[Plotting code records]
============

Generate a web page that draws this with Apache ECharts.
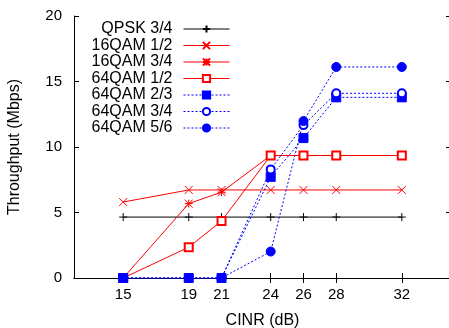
<!DOCTYPE html>
<html>
<head>
<meta charset="utf-8">
<script src="https://cdn.jsdelivr.net/npm/echarts@6/dist/echarts.min.js"></script>
<style>
  html, body { margin: 0; padding: 0; background: #fff; }
  #chart { width: 449px; height: 328px; }
</style>
</head>
<body>
<div id="chart"></div>
<script>
const cinr = [15, 19, 21, 24, 26, 28, 32];
const yTicks = [0, 5, 10, 15, 20];

const qpsk34 = [4.65, 4.65, 4.65, 4.65, 4.65, 4.65, 4.65];
const qam16_12 = [5.8, 6.72, 6.72, 6.72, 6.72, 6.72, 6.72];
const qam16_34 = [0, 5.68, 6.55, 9.35, 9.35, 9.35, 9.35];
const qam64_12 = [0, 2.35, 4.35, 9.35, 9.35, 9.35, 9.35];
const qam64_23 = [0, 0, 0, 7.72, 10.68, 13.79, 13.79];
const qam64_34 = [0, 0, 0, 8.29, 11.67, 14.1, 14.1];
const qam64_56 = [0, 0, 0, 2.02, 11.98, 16.11, 16.11];

const RED = '#ff0000';
const BLUE = '#0000ff';

const PLUS = 'path://M5,0L5,10M0,5L10,5';
const CROSS = 'path://M0,0L10,10M10,0L0,10';
const STAR = 'path://M5,0L5,10M0,5L10,5M0,0L10,10M10,0L0,10';

const pairs = vals => vals.map((v, i) => [cinr[i], v]);

function mkSeries(name, vals, color, symbol, size, dotted) {
  return {
    name: name,
    type: 'line',
    data: pairs(vals),
    symbol: symbol,
    symbolSize: size,
    showAllSymbol: true,
    clip: false,
    color: color,
    lineStyle: { color: color, width: 1, type: dotted ? [2, 2] : 'solid' },
    itemStyle: { color: color, borderColor: color, borderWidth: 1 },
    emphasis: { disabled: true }
  };
}

const chart = echarts.init(document.getElementById('chart'));

const tickStyle = { show: true, inside: true, length: 5, lineStyle: { color: '#000' } };
const lineStyle = { show: true, lineStyle: { color: '#000', width: 1 } };

chart.setOption({
  animation: false,
  textStyle: { fontFamily: 'Liberation Sans' },
  grid: { left: 74, top: 16, right: -2, bottom: 50, outerBoundsMode: 'none', containLabel: false },
  legend: {
    orient: 'vertical',
    align: 'right',
    right: 219,
    top: 21,
    padding: 0,
    itemWidth: 46,
    itemHeight: 9,
    itemGap: 0.5,
    lineStyle: { width: 1 },
    textStyle: { fontSize: 16, color: '#000', lineHeight: 16, padding: [0, 6, 0, 0] },
    data: ['QPSK 3/4', '16QAM 1/2', '16QAM 3/4', '64QAM 1/2', '64QAM 2/3', '64QAM 3/4', '64QAM 5/6']
  },
  xAxis: [
    {
      type: 'value', min: 12, max: 35, position: 'bottom',
      name: 'CINR (dB)', nameLocation: 'middle', nameGap: 35,
      nameTextStyle: { fontSize: 16, color: '#000' },
      axisLine: lineStyle,
      axisTick: Object.assign({ customValues: cinr }, tickStyle),
      axisLabel: { customValues: cinr, fontSize: 15, color: '#000', margin: 9 },
      splitLine: { show: false }
    },
    {
      type: 'value', min: 12, max: 35, position: 'top',
      axisLine: lineStyle,
      axisTick: Object.assign({ customValues: cinr }, tickStyle),
      axisLabel: { show: false },
      splitLine: { show: false }
    }
  ],
  yAxis: [
    {
      type: 'value', min: 0, max: 20, interval: 5, position: 'left',
      name: 'Throughput (Mbps)', nameLocation: 'middle', nameGap: 51,
      nameTextStyle: { fontSize: 16, color: '#000' },
      axisLine: lineStyle,
      axisTick: Object.assign({ customValues: yTicks }, tickStyle),
      axisLabel: { customValues: yTicks, fontSize: 15, color: '#000', margin: 12 },
      splitLine: { show: false }
    },
    {
      type: 'value', min: 0, max: 20, interval: 5, position: 'right',
      axisLine: lineStyle,
      axisTick: tickStyle,
      axisLabel: { show: false },
      splitLine: { show: false }
    }
  ],
  series: [
    mkSeries('QPSK 3/4', qpsk34, '#000000', PLUS, 8, false),
    mkSeries('16QAM 1/2', qam16_12, RED, CROSS, 8, false),
    mkSeries('16QAM 3/4', qam16_34, RED, STAR, 8, false),
    mkSeries('64QAM 1/2', qam64_12, RED, 'emptyRect', 8, false),
    mkSeries('64QAM 2/3', qam64_23, BLUE, 'rect', 9, true),
    mkSeries('64QAM 3/4', qam64_34, BLUE, 'emptyCircle', 8, true),
    mkSeries('64QAM 5/6', qam64_56, BLUE, 'circle', 9, true)
  ]
});
</script>
</body>
</html>
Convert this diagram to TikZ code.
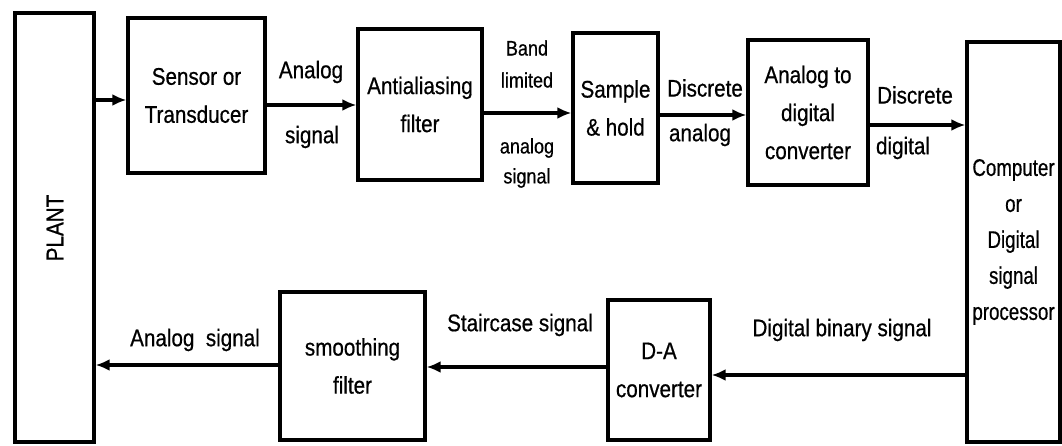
\documentclass[tikz,border=0pt]{standalone}
\usepackage{fontspec}
\setmainfont[FakeStretch=0.86,FakeBold=0.6]{Liberation Sans}
\newfontfamily\narrowf[FakeStretch=0.78,FakeBold=0.6]{Liberation Sans}
\usetikzlibrary{arrows.meta}
\begin{document}
\begin{tikzpicture}[x=1pt,y=-1pt,
  blk/.style={draw,line width=3.2pt,inner sep=0pt,align=center,
    font=\fontsize{24}{38}\selectfont},
  arr/.style={line width=3.6pt,-{Latex[length=14pt,width=12pt]}},
  lbl/.style={inner sep=0pt,font=\fontsize{24}{38}\selectfont},
  slbl/.style={inner sep=0pt,font=\fontsize{21}{32}\selectfont}]
\useasboundingbox (0,0) rectangle (1062,446);
% blocks
\node[blk,minimum width=79pt,minimum height=429pt] (P) at (54.5,227.5) {};
\node[rotate=90,lbl] (Pt) at (55,228) {PLANT};
\node[blk,minimum width=137pt,minimum height=155pt] (S) at (196.5,95.5) {Sensor or\\Transducer};
\node[blk,minimum width=124pt,minimum height=151pt] (AA) at (420,104.5) {Antialiasing\\filter};
\node[blk,minimum width=85pt,minimum height=150pt] (SH) at (615.5,108) {Sample\\\& hold};
\node[blk,minimum width=120pt,minimum height=145pt] (ADC) at (808,112.5) {Analog to\\digital\\converter};
\node[blk,minimum width=93pt,minimum height=400pt,font=\narrowf\fontsize{24}{36}\selectfont] (CPU) at (1013.5,242) {Computer\\or\\Digital\\signal\\processor};
\node[blk,minimum width=102pt,minimum height=140pt] (DA) at (659,370) {D-A\\converter};
\node[blk,minimum width=145pt,minimum height=148pt] (SM) at (352.5,366) {smoothing\\filter};
% connectors
\draw[arr] (P.east |- 0,100) -- (S.west |- 0,100);
\draw[arr] (S.east |- 0,105) -- (AA.west |- 0,105);
\draw[arr] (AA.east |- 0,113) -- (SH.west |- 0,113);
\draw[arr] (SH.east |- 0,115) -- (ADC.west |- 0,115);
\draw[arr] (ADC.east |- 0,125) -- (CPU.west |- 0,125);
\draw[arr] (CPU.west |- 0,375) -- (DA.east |- 0,375);
\draw[arr] (DA.west |- 0,367) -- (SM.east |- 0,367);
\draw[arr] (SM.west |- 0,365) -- (P.east |- 0,365);
% labels
\node[lbl] (l1) at (311,72) {Analog};
\node[lbl] (l2) at (312,137) {signal};
\node[slbl] (l3) at (527,48) {Band};
\node[slbl] (l4) at (527,80) {limited};
\node[slbl] (l5) at (527,148) {analog};
\node[slbl] (l6) at (527,178) {signal};
\node[lbl] (l7) at (705,88) {Discrete};
\node[lbl] (l8) at (700,135) {analog};
\node[lbl] (l9) at (915,95) {Discrete};
\node[lbl] (l10) at (903,148) {digital};
\node[lbl] (l11) at (842,330) {Digital binary signal};
\node[lbl] (l12) at (520,325) {Staircase signal};
\node[lbl] (l13) at (195,340) {Analog\ \ signal};
\end{tikzpicture}
\end{document}
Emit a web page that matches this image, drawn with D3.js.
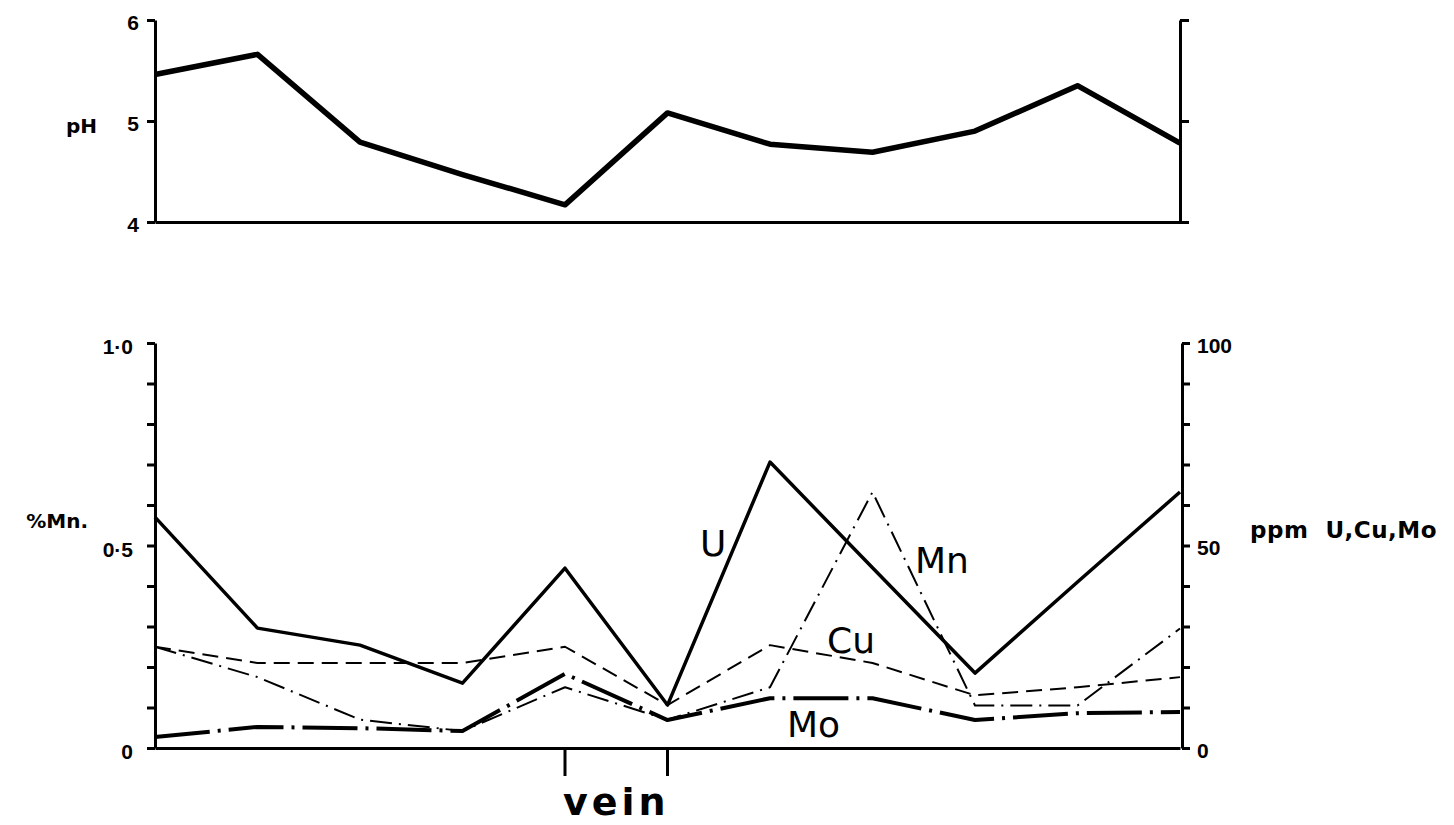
<!DOCTYPE html>
<html>
<head>
<meta charset="utf-8">
<script src="https://cdn.jsdelivr.net/npm/d3@7"></script>
<style>
  body { margin: 0; background: #fff; }
  svg { display: block; font-family: 'DejaVu Sans', sans-serif; }
  .axis path, .axis line { stroke: #000; stroke-width: 3; }
  .axis .tick text { font-size: 21px; font-weight: bold; fill: #000; }
  .label { font-size: 20px; font-weight: bold; fill: #000; }
  .series-label { font-size: 36px; fill: #000; }
</style>
</head>
<body>
<svg width="1454" height="825"></svg>
<script>
// sample stations along the traverse (vein between stations 5 and 6)
const samples = [1, 2, 3, 4, 5, 6, 7, 8, 9, 10, 11];
const veinStations = [5, 6];

const pH   = [5.46, 5.66, 4.79, 4.47, 4.17, 5.08, 4.77, 4.69, 4.90, 5.35, 4.78];
const uPpm = [57, 29.6, 25.4, 16, 44.4, 10.6, 70.6, 44.5, 18.5, 41, 63.2];
const cuPpm = [25, 21, 21, 21, 25, 10.6, 25.4, 21, 13, 15, 17.5];
const moPpm = [2.7, 5.2, 4.9, 4.2, 18.3, 6.9, 12.3, 12.3, 6.9, 8.6, 8.9];
const mnPct = [0.25, 0.175, 0.07, 0.042, 0.15, 0.07, 0.15, 0.632, 0.105, 0.105, 0.295];

const pHTicks = [4, 5, 6];
const mnTicks = [0, 0.1, 0.2, 0.3, 0.4, 0.5, 0.6, 0.7, 0.8, 0.9, 1.0];
const mnLabels = [0, 0.5, 1.0];
const ppmTicks = [0, 10, 20, 30, 40, 50, 60, 70, 80, 90, 100];
const ppmLabels = [0, 50, 100];

const svg = d3.select('svg');

const xScale = d3.scaleLinear()
  .domain([1, 11])
  .range([155, 1180]);

// ---- top panel: pH ----
const yPH = d3.scaleLinear().domain([4, 6]).range([222, 20]);

svg.append('g')
  .attr('class', 'axis')
  .attr('transform', 'translate(155,0)')
  .call(d3.axisLeft(yPH).tickValues(pHTicks).tickSize(8).tickSizeOuter(0).tickPadding(8)
    .tickFormat(d3.format('d')))
  .selectAll('.tick text').attr('dy', '0.45em');

svg.append('g')
  .attr('class', 'axis')
  .attr('transform', 'translate(1180,0)')
  .call(d3.axisRight(yPH).tickValues(pHTicks).tickSize(9).tickSizeOuter(0).tickFormat(''));

svg.append('g')
  .attr('class', 'axis')
  .attr('transform', 'translate(0,222)')
  .call(d3.axisBottom(xScale).tickValues([]).tickSizeOuter(0));

const pHLine = d3.line()
  .x((d, i) => xScale(samples[i]))
  .y(d => yPH(d));

svg.append('path')
  .attr('d', pHLine(pH))
  .attr('fill', 'none')
  .attr('stroke', '#000')
  .attr('stroke-width', 5.5)
  .attr('stroke-linejoin', 'round');

svg.append('text')
  .attr('class', 'label')
  .attr('x', 97)
  .attr('y', 133)
  .attr('text-anchor', 'end')
  .text('pH');

// ---- bottom panel: Mn %, U Cu Mo ppm ----
const yMn = d3.scaleLinear().domain([0, 1]).range([748, 343]);
const yPpm = d3.scaleLinear().domain([0, 100]).range([748, 343]);

svg.append('g')
  .attr('class', 'axis')
  .attr('transform', 'translate(155,0)')
  .call(d3.axisLeft(yMn).tickValues(mnTicks).tickSize(8).tickSizeOuter(0).tickPadding(14)
    .tickFormat(d => mnLabels.some(v => Math.abs(v - d) < 1e-9) ? (d === 0 ? '0' : d3.format('.1f')(d).replace('.', '·')) : ''))
  .selectAll('.tick text').attr('dy', '0.5em');

svg.append('g')
  .attr('class', 'axis')
  .attr('transform', 'translate(1182,0)')
  .call(d3.axisRight(yPpm).tickValues(ppmTicks).tickSize(8).tickSizeOuter(0).tickPadding(7)
    .tickFormat(d => ppmLabels.includes(d) ? d : ''))
  .selectAll('.tick text').attr('dy', '0.45em');

svg.append('g')
  .attr('class', 'axis')
  .attr('transform', 'translate(0,748)')
  .call(d3.axisBottom(xScale).tickValues([]).tickSizeOuter(0));

// vein markers below the axis
svg.append('g')
  .selectAll('line')
  .data(veinStations)
  .join('line')
    .attr('x1', d => xScale(d))
    .attr('x2', d => xScale(d))
    .attr('y1', 750)
    .attr('y2', 776)
    .attr('stroke', '#000')
    .attr('stroke-width', 3);

svg.append('text')
  .attr('x', (xScale(veinStations[0]) + xScale(veinStations[1])) / 2)
  .attr('y', 815)
  .attr('text-anchor', 'middle')
  .attr('font-size', 38)
  .attr('font-weight', 'bold')
  .attr('letter-spacing', 4)
  .text('vein');

const ppmLine = d3.line()
  .x((d, i) => xScale(samples[i]))
  .y(d => yPpm(d));
const mnLine = d3.line()
  .x((d, i) => xScale(samples[i]))
  .y(d => yMn(d));

const series = [
  { values: cuPpm, gen: ppmLine, width: 2, dash: '16 8' },
  { values: mnPct, gen: mnLine, width: 2, dash: '22 7 2 7' },
  { values: moPpm, gen: ppmLine, width: 4, dash: '55 8 3 8' },
  { values: uPpm, gen: ppmLine, width: 3.5, dash: null }
];

svg.append('g')
  .selectAll('path')
  .data(series)
  .join('path')
    .attr('d', d => d.gen(d.values))
    .attr('fill', 'none')
    .attr('stroke', '#000')
    .attr('stroke-width', d => d.width)
    .attr('stroke-dasharray', d => d.dash)
    .attr('stroke-linejoin', 'round');

const seriesLabels = [
  { text: 'U', x: 700, y: 556 },
  { text: 'Mn', x: 915, y: 573 },
  { text: 'Cu', x: 827, y: 653 },
  { text: 'Mo', x: 787, y: 737 }
];

svg.append('g')
  .selectAll('text')
  .data(seriesLabels)
  .join('text')
    .attr('class', 'series-label')
    .attr('x', d => d.x)
    .attr('y', d => d.y)
    .text(d => d.text);

svg.append('text')
  .attr('class', 'label')
  .attr('x', 88)
  .attr('y', 528)
  .attr('text-anchor', 'end')
  .text('%Mn.');

svg.append('text')
  .attr('class', 'label')
  .attr('x', 1250)
  .attr('y', 538)
  .attr('font-size', 23)
  .attr('letter-spacing', 0.5)
  .style('font-size', '23px')
  .style('white-space', 'pre')
  .text('ppm  U,Cu,Mo');
</script>
</body>
</html>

============

EXERCISE REQUIREMENTS:
Find every line that has "this" in it, then return those lines.

SOLVED EXERCISE:
Generate a web page that draws this with Apache ECharts.
Convert this diagram to TikZ code.
Emit a web page that matches this image, drawn with D3.js.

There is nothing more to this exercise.